*Task to carry out*
Set down, exactly as written, only the lines starting with the one that holds "Write the Altair code for this chart." and ending with the one that holds "import pandas as pd".

*Dataset records*
+ + + + + + +
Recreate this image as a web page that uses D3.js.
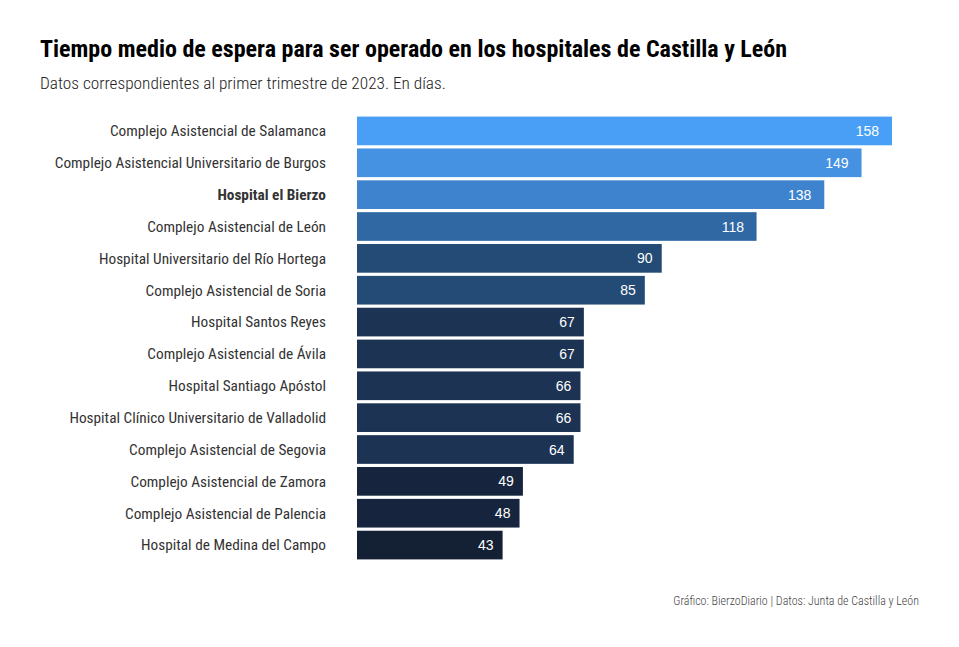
+ + + + + + +
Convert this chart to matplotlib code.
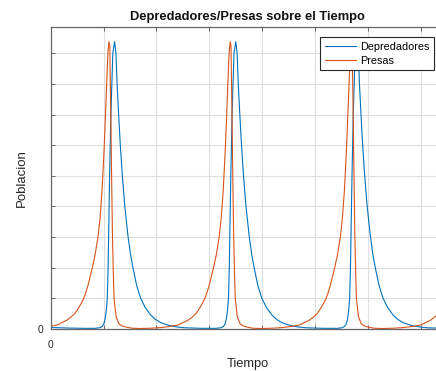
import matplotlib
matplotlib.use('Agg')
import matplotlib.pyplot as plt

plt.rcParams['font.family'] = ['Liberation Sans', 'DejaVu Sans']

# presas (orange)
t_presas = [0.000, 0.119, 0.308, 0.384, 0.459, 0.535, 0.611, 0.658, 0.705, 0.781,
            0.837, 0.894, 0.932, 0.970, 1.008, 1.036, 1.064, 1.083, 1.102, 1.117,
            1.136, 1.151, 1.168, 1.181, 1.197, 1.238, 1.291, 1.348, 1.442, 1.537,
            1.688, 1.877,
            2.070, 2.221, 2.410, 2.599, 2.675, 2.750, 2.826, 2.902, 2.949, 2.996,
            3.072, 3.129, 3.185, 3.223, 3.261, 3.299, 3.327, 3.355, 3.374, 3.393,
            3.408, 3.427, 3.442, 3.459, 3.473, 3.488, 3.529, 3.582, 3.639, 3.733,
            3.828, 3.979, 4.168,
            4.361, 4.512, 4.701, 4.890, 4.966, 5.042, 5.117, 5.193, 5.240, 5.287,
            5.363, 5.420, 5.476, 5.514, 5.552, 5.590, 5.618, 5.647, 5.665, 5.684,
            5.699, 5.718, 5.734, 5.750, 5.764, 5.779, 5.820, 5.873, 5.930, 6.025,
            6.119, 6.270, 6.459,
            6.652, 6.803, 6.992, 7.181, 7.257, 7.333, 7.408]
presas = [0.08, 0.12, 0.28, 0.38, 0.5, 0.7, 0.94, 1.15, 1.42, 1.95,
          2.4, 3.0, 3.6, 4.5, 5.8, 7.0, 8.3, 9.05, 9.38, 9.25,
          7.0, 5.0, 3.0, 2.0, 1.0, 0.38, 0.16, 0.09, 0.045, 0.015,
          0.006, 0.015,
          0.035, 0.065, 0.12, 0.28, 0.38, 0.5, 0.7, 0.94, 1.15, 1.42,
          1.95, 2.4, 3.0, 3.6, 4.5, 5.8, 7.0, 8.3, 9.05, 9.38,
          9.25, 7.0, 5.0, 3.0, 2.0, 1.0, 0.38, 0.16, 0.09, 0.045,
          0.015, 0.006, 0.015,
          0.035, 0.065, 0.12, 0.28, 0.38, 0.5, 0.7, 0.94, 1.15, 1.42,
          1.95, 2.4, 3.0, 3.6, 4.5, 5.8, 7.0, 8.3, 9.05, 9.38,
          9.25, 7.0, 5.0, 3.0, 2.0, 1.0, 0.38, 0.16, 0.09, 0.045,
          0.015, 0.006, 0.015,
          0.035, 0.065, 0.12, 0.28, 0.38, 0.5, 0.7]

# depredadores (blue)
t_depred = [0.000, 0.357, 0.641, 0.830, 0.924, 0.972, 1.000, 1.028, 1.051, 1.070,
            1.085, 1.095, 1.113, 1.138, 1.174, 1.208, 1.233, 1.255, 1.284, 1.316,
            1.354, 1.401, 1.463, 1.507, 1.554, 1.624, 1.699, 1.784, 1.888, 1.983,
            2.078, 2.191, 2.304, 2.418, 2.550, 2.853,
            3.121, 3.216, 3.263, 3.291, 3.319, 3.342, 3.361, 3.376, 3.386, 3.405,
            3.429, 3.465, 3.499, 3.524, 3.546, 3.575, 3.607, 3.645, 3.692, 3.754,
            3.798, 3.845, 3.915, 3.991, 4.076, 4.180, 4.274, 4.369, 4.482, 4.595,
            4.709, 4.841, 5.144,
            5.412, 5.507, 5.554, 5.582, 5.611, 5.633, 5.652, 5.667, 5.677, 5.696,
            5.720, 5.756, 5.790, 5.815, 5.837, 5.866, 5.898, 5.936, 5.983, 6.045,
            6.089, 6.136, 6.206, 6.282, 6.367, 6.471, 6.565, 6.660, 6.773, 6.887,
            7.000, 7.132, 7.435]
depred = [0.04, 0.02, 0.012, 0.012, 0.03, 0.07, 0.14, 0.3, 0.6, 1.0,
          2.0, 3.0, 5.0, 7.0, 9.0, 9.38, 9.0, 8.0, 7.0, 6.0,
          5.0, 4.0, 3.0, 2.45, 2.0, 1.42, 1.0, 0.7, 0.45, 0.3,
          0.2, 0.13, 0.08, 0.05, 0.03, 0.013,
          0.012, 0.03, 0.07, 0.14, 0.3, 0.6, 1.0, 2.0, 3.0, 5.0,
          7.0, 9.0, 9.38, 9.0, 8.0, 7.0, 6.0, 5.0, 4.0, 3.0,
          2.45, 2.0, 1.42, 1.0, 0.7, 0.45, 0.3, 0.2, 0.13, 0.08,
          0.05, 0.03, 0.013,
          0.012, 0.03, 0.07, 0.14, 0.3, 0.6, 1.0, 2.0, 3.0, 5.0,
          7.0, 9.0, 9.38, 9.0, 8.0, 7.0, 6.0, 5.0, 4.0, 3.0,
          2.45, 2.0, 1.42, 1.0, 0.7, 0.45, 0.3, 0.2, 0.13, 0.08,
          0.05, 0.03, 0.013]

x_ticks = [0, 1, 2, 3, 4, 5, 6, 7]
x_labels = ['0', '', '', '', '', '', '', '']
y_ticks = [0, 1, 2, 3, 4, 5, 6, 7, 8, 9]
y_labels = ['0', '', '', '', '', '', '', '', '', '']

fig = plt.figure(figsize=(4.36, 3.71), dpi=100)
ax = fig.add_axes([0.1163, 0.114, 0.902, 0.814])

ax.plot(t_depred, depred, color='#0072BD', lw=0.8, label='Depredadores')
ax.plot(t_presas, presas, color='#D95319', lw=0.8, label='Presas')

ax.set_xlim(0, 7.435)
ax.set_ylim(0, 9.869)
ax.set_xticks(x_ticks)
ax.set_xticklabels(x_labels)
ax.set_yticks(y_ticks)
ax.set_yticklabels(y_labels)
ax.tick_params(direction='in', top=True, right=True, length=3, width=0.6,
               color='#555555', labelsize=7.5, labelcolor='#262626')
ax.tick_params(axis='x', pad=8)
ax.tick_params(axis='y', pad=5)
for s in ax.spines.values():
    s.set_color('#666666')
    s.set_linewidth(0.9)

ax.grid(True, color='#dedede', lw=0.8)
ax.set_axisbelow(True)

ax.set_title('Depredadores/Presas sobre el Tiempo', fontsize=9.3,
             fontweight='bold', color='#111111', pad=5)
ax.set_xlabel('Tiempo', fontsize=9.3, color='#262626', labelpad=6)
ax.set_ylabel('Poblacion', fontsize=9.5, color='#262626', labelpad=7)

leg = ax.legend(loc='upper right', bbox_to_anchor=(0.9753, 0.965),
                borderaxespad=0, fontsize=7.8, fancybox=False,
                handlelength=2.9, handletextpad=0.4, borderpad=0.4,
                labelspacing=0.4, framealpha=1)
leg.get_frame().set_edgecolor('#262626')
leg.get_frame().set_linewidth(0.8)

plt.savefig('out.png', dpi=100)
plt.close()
+ + + + + + +
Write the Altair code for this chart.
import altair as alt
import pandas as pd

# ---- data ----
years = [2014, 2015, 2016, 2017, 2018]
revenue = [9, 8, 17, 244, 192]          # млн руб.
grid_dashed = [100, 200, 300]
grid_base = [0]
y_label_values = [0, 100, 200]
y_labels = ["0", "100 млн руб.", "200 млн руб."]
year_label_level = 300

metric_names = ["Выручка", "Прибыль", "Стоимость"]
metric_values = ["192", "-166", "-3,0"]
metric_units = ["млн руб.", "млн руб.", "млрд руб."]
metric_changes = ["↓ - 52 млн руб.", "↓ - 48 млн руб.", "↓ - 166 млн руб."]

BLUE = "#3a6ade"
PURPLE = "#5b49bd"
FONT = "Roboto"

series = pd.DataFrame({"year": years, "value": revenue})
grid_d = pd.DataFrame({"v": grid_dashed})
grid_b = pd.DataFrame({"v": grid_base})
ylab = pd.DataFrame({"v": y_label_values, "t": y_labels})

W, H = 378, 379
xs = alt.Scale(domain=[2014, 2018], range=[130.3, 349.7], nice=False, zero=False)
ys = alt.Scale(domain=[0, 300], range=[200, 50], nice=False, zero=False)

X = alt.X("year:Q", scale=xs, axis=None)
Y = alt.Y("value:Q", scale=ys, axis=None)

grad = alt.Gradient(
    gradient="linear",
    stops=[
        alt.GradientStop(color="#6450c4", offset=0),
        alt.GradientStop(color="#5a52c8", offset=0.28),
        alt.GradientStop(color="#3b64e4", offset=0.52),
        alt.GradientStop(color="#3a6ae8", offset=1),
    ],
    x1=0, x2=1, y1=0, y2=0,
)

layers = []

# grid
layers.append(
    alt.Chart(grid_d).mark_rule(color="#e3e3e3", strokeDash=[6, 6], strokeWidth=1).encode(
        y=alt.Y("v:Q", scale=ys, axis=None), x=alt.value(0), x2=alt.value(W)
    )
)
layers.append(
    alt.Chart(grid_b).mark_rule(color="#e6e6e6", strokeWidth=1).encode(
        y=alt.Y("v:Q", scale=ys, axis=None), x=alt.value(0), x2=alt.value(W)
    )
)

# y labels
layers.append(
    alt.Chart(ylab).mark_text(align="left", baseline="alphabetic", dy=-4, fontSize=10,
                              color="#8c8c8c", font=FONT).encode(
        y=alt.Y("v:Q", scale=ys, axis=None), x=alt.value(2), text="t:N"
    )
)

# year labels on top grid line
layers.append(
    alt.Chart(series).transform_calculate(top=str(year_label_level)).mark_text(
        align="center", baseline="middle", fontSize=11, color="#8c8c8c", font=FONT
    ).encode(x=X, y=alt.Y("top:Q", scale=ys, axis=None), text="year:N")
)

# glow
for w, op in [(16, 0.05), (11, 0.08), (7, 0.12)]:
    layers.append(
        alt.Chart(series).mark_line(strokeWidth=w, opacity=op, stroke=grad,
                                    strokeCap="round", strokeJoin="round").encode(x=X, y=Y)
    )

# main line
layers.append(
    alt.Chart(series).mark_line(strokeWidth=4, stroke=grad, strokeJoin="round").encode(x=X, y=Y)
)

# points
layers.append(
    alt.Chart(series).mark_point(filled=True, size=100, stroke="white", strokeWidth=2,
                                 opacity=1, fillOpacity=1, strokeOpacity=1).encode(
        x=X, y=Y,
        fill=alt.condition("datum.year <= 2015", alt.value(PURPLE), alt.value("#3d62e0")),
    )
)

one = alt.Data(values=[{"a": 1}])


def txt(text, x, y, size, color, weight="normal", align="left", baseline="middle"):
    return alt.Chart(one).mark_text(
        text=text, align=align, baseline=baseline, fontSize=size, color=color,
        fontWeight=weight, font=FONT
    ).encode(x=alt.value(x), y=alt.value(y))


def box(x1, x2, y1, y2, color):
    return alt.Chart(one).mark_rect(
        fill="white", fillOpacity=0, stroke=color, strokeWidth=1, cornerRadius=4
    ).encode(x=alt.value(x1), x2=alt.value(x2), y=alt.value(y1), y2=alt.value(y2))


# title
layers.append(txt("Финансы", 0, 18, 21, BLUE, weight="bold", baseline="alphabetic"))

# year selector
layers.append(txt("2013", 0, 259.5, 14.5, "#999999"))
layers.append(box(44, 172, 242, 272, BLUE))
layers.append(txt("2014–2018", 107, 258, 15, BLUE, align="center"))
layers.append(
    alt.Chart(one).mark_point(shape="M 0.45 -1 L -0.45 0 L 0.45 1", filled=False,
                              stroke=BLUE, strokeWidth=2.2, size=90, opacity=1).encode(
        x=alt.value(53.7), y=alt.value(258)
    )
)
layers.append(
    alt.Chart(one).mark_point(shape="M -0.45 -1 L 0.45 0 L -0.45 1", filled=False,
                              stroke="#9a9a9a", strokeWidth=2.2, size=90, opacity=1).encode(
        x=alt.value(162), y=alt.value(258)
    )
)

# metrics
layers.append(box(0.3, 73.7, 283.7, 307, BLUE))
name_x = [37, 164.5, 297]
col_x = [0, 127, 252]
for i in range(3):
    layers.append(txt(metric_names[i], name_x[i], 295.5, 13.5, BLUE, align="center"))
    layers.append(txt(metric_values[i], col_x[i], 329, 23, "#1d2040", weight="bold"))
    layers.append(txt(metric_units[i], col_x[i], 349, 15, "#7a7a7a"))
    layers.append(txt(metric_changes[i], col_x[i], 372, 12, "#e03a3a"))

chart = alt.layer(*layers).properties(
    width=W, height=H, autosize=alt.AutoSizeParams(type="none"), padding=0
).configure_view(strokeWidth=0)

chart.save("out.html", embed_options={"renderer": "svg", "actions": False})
+ + + + + + +
*Correct response*
Write the Altair code for this chart.
import altair as alt
import pandas as pd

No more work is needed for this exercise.